We spoke to Natalie Ingraham, Assistant Professor of Sociology at California State University, East Bay, regarding the data and its reflection of women empowerment in the U.S.  Ingraham researches gender, reproductive health, and LGBTQI+ studies.
Q: What do you think about the index? How do you analyze the index?
INGRAHAM: “I wasn’t familiar with this index before you sent me this article, so I’m not very familiar with the analysis used. However, the findings don’t surprise me. We see countries with a more robust social safety net and laws and policies that enforce gender equity across several sectors performing better than countries, including the U.S., that do not have these things.”
Q: Compared to 2016, the U.S. index is still below the OECD average in 2022. What hampers the empowerment of women in U.S. society?

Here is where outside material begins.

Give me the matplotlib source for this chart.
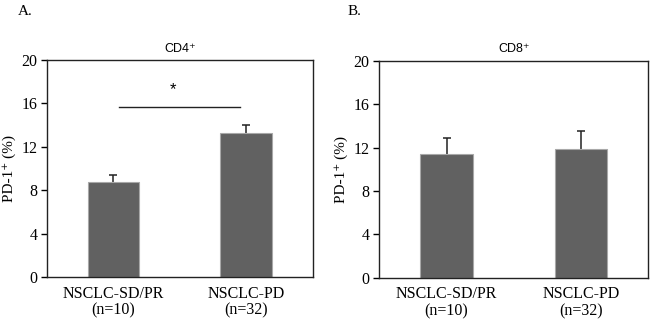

INGRAHAM: “I think we have divisions in our society about things like gender norms and what the role of women in society should be based on differing ideologies that are influenced by intersections of things like race, class, and religion. There’s not a simple answer, but I think you could summarize as saying there has not been enough political will by elected officials to put some of the policies into place that would help improve the US ranking. Although many of the policies are popular amongst voters according to polls – things like subsidized child care, paid parental leave for all parents, gender pay equity, access to reproductive healthcare like abortion, or equity laws like the Equal Rights Amendment – we just don’t see elected officials or policy supporting these ideas.”